Global consulting firm McKinsey has published a report on what has changed in the world economy a decade since the financial meltdown that hit markets worldwide. The report is centred around debt, the linchpin of the collapse of the American banking system that started with the bankruptcy of Lehman Brothers. It contends that banks are more highly capitalised today, and less money is sloshing around the global financial system as central banks, regulators, and policymakers were forced to take extraordinary measures after the 2008 crisis.
Here are the five observations the paper made:
1. Global debt has increased by leaps and bounds:
Contrary to expectations, debt continued to grow. However, it has been led by government borrowing across the world. The report says that the combined global debt of governments, non-financial corporations, and households has grown by $72 trillion since the end of 2007.
Interestingly, advanced economies have bought debt heavily. China accounts for more than a third of global debt growth since the financial meltdown.
2. A developing risk?
Corporate borrowings have doubled over the past decade to hit $66 trillion in mid-2017. This has been facilitated by an era of really low lending rates administered by central banks around the world. However, most of the corporate debt can be attributed to companies in developing countries. This might turn out to be a risky affair as emerging market currencies take a beating, especially after the Turkish lira's recent downward spiral.

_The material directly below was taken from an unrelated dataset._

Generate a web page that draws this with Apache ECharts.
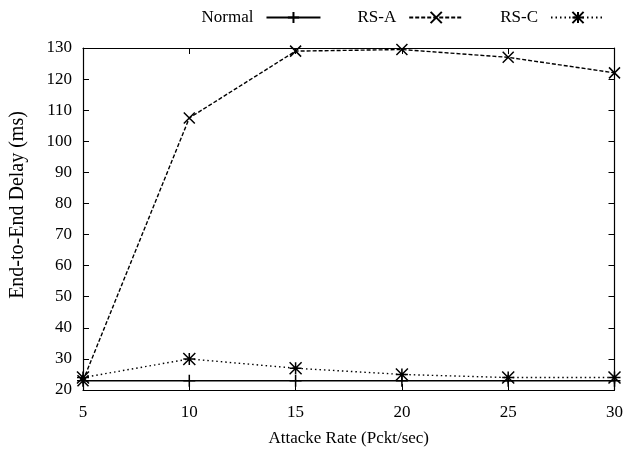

3. Households have reduced debt, but many are far from being financially well off
Subprime loans or home loans that had a high probability of being defaulted caused the great meltdown in 2008. US households have reduced their debt substantially since. Household debt is similarly down in Europe.
But, in countries such as Australia, Canada, Switzerland, and South Korea, household debt is now substantially higher than it was prior to the crisis, and is higher in Canada as a percentage of GDP, than it was in the United States in 2007.
4. Banks are safer but less profitable
The report notes that globally banks hold less liquid assets today. In the past decade, most of the largest global banks have reduced the scale and scope of their trading activities (including proprietary trading for their own accounts), thereby reducing exposure to risk.
It specially mentions the mounting non-performing assets of Indian banks that have been a 'drag on the banking system'.
5. The fear of the unknown
The report concludes that apart from rising developing-nation corporate debt, China's rapidly rising debt burden, real-estate bubbles and mortgage risk, there are some more issues that may threaten the stability of the world economy in the future.
'The world is full of other unknowns', the authors write. For example, high-speed algorithm trading can cause 'flash crashes'. Cryptocurrencies, rising geopolitical tensions, the concept of free trade, nationalist sentiments are some of those unknowns that the economy should be alert to.
The report ends on a cautious note, "...the next crisis will not look like the last one. If 2008 taught us anything, it’s the importance of being vigilant when times are still good."